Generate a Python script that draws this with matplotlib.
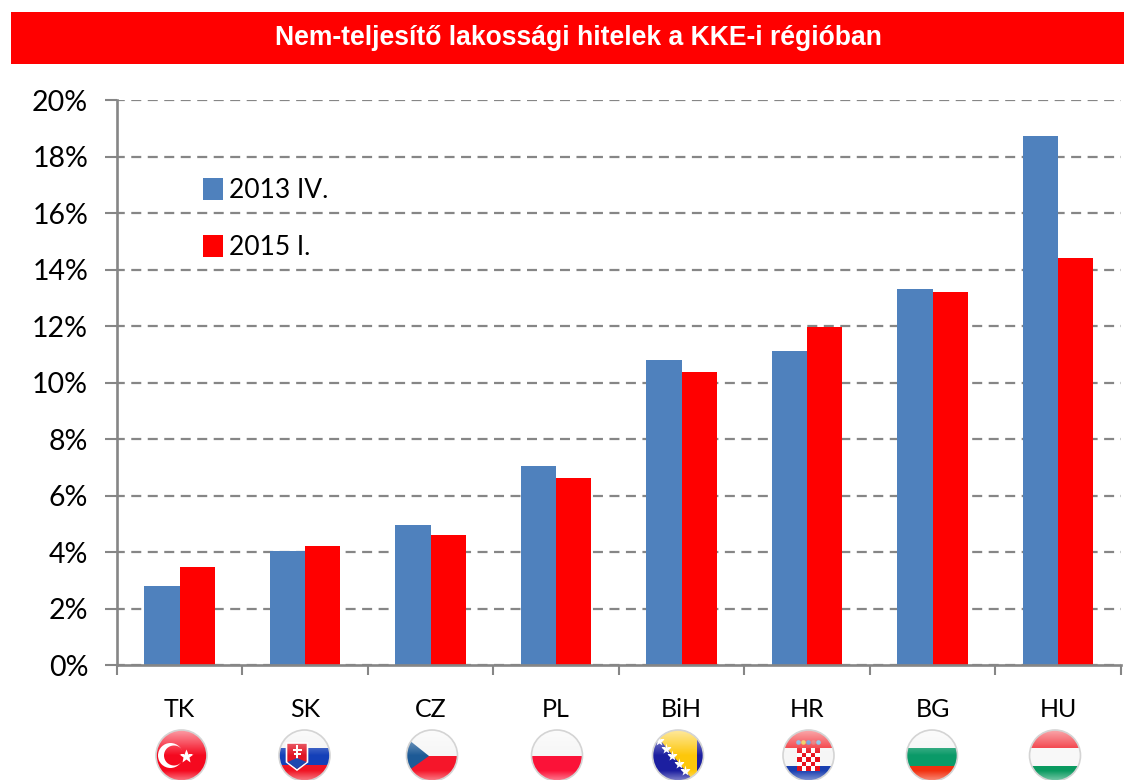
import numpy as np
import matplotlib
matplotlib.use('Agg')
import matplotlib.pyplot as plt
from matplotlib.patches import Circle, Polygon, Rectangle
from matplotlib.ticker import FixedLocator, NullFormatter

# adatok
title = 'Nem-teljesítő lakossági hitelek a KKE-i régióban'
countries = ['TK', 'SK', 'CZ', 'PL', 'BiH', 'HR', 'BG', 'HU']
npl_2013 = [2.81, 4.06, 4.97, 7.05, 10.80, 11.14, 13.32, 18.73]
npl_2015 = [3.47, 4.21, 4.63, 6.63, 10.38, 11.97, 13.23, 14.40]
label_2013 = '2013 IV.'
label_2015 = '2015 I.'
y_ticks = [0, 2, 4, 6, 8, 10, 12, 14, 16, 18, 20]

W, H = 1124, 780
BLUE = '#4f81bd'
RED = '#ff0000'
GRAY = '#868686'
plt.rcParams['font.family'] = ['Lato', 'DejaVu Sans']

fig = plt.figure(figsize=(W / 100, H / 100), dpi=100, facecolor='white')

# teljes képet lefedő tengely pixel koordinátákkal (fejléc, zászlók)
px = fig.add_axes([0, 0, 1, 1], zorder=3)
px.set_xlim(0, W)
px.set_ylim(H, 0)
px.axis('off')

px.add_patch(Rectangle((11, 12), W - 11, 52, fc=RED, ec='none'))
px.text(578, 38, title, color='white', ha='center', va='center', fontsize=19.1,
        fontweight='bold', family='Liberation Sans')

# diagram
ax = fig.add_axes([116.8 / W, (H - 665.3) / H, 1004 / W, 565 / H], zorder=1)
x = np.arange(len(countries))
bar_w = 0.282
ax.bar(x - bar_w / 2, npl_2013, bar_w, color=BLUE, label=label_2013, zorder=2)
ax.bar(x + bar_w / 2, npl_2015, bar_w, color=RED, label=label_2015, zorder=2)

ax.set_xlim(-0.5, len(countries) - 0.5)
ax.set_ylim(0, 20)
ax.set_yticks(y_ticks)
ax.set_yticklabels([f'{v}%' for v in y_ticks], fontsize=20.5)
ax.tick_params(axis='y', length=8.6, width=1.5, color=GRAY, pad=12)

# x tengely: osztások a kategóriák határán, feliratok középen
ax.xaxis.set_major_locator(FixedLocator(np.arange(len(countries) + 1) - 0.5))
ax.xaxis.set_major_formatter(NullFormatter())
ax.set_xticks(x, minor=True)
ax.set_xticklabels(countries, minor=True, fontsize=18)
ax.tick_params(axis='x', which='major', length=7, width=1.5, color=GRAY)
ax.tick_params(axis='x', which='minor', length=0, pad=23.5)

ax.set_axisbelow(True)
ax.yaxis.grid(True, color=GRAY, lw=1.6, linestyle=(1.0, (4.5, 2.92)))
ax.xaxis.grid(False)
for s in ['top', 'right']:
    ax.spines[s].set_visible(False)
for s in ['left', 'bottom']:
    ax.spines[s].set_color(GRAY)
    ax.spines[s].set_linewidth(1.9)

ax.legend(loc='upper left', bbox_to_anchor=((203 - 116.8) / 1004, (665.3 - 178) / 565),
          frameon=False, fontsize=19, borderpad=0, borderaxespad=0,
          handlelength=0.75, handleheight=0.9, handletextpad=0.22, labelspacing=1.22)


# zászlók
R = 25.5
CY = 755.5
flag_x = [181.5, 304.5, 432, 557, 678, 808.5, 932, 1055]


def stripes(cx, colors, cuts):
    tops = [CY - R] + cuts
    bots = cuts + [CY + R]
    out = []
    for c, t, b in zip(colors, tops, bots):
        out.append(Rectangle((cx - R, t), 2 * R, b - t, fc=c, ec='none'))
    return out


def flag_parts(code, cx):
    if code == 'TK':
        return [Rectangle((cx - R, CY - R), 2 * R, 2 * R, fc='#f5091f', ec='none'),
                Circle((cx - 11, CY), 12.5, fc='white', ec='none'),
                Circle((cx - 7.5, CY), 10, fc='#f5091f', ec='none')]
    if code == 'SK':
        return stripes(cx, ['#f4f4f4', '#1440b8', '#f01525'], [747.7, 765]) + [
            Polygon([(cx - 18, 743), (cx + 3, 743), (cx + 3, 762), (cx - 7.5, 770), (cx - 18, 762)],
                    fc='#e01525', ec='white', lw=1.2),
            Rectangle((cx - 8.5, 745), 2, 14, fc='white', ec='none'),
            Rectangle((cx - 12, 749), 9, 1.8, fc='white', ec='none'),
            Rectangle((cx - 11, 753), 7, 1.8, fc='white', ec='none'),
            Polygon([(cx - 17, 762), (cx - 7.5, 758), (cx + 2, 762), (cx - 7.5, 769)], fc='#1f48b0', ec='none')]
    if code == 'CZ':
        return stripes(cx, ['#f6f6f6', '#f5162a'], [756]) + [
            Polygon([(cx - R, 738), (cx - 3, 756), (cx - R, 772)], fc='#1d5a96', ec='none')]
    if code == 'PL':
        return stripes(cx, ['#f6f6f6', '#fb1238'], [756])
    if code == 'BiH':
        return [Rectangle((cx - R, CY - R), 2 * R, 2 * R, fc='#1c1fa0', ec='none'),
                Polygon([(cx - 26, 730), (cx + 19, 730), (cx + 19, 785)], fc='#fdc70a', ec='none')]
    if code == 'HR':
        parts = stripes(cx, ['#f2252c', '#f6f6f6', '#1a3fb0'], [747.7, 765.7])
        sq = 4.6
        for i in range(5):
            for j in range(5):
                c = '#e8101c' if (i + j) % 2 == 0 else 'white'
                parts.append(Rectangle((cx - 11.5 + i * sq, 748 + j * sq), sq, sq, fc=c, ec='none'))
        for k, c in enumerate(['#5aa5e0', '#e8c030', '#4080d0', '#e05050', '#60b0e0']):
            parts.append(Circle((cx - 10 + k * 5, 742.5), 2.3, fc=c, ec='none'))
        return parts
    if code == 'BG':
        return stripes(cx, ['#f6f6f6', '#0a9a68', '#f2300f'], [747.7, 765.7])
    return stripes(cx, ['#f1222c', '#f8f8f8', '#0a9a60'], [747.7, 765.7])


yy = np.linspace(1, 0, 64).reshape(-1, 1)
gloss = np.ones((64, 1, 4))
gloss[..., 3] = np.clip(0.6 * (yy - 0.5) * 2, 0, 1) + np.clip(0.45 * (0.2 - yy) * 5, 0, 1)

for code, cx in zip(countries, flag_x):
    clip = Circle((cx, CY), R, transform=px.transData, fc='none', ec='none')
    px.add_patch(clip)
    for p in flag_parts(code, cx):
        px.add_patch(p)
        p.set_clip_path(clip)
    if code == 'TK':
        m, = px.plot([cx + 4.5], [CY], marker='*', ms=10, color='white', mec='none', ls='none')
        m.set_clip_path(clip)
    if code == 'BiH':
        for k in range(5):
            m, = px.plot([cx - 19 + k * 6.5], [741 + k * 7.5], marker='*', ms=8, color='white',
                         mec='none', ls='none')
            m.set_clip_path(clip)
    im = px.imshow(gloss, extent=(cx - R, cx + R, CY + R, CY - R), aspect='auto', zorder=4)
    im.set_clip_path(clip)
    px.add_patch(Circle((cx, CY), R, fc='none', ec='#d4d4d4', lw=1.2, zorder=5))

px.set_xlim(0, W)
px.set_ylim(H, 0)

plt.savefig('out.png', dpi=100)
==
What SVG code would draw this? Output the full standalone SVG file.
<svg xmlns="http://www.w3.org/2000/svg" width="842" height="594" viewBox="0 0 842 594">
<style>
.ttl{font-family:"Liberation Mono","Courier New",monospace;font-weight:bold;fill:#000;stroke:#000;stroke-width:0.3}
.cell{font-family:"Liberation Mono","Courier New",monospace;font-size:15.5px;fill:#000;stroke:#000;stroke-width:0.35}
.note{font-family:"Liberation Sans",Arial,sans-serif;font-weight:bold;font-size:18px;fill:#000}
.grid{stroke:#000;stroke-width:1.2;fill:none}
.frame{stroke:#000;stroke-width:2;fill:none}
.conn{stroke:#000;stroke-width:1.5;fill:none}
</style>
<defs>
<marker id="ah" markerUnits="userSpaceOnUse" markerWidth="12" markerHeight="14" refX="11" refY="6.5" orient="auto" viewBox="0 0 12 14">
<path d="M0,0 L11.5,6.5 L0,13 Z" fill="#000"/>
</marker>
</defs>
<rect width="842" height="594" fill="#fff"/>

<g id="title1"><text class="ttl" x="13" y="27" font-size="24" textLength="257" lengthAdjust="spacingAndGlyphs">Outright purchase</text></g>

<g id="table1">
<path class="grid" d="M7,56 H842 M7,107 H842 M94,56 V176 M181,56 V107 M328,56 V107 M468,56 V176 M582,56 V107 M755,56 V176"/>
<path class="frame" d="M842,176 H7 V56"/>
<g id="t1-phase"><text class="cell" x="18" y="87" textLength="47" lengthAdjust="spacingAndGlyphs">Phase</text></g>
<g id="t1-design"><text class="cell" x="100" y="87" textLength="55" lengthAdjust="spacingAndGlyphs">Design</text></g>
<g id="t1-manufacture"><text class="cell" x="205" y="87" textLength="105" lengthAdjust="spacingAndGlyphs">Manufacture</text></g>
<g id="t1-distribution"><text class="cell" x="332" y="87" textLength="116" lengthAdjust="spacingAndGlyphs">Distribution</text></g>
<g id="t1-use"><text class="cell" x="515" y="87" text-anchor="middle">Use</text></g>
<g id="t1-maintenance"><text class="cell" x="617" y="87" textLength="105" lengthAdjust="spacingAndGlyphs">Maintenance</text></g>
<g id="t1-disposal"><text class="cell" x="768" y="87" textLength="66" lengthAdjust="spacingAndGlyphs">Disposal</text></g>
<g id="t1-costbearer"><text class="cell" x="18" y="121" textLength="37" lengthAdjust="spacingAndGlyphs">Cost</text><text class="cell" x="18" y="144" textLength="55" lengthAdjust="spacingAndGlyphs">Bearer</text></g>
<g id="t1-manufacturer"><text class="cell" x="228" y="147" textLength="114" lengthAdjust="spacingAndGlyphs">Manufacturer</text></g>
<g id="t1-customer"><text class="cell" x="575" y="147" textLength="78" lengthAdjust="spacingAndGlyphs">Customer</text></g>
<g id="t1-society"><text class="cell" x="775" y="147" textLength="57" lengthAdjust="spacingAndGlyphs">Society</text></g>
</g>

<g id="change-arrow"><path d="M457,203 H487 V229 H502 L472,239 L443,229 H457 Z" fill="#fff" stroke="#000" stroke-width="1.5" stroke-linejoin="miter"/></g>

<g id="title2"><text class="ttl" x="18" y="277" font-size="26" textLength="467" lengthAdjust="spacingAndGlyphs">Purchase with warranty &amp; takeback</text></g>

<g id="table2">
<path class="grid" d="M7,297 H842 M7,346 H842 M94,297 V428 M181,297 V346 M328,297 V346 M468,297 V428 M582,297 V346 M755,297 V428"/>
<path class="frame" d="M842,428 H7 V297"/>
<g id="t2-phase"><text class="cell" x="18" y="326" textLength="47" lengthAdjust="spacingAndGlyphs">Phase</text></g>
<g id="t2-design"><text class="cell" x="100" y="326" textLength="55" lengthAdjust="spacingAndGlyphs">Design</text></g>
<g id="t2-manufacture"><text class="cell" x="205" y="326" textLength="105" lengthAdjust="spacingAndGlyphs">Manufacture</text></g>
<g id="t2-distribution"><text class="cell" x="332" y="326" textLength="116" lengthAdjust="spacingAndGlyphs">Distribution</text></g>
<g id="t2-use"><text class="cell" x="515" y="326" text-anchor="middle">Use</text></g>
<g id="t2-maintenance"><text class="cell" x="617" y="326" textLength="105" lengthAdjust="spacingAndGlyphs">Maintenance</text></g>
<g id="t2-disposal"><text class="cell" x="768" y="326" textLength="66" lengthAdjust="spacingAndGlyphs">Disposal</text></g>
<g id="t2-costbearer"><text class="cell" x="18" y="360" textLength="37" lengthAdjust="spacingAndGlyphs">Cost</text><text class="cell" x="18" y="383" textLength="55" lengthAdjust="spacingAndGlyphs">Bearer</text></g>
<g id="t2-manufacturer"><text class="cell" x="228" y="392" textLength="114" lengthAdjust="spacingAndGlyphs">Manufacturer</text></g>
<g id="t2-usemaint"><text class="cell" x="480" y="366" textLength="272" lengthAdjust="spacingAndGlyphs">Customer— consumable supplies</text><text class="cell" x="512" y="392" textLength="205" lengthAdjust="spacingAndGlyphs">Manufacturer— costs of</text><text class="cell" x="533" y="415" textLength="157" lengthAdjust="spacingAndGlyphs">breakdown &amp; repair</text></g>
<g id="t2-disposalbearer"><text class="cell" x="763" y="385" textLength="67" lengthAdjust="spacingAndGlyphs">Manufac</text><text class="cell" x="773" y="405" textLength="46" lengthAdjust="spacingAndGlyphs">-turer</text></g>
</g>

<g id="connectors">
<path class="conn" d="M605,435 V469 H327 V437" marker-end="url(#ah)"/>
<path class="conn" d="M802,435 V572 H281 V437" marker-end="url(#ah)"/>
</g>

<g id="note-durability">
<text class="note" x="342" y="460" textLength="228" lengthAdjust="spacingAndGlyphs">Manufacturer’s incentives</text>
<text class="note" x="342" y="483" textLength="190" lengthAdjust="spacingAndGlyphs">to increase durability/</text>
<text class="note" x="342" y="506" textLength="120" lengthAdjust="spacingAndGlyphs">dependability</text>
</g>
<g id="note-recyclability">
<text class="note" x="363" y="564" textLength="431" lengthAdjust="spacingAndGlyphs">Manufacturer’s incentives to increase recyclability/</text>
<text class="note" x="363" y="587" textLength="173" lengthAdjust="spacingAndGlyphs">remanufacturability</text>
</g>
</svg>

## Aim
Take the material above and output only the lines from the one that contains "Generate a Python" through the one that contains "fontweight='bold', family='Liberation Sans')", ends included and images left out.

## Solution for this task
Generate a Python script that draws this with matplotlib.
import numpy as np
import matplotlib
matplotlib.use('Agg')
import matplotlib.pyplot as plt
from matplotlib.patches import Circle, Polygon, Rectangle
from matplotlib.ticker import FixedLocator, NullFormatter

# adatok
title = 'Nem-teljesítő lakossági hitelek a KKE-i régióban'
countries = ['TK', 'SK', 'CZ', 'PL', 'BiH', 'HR', 'BG', 'HU']
npl_2013 = [2.81, 4.06, 4.97, 7.05, 10.80, 11.14, 13.32, 18.73]
npl_2015 = [3.47, 4.21, 4.63, 6.63, 10.38, 11.97, 13.23, 14.40]
label_2013 = '2013 IV.'
label_2015 = '2015 I.'
y_ticks = [0, 2, 4, 6, 8, 10, 12, 14, 16, 18, 20]

W, H = 1124, 780
BLUE = '#4f81bd'
RED = '#ff0000'
GRAY = '#868686'
plt.rcParams['font.family'] = ['Lato', 'DejaVu Sans']

fig = plt.figure(figsize=(W / 100, H / 100), dpi=100, facecolor='white')

# teljes képet lefedő tengely pixel koordinátákkal (fejléc, zászlók)
px = fig.add_axes([0, 0, 1, 1], zorder=3)
px.set_xlim(0, W)
px.set_ylim(H, 0)
px.axis('off')

px.add_patch(Rectangle((11, 12), W - 11, 52, fc=RED, ec='none'))
px.text(578, 38, title, color='white', ha='center', va='center', fontsize=19.1,
        fontweight='bold', family='Liberation Sans')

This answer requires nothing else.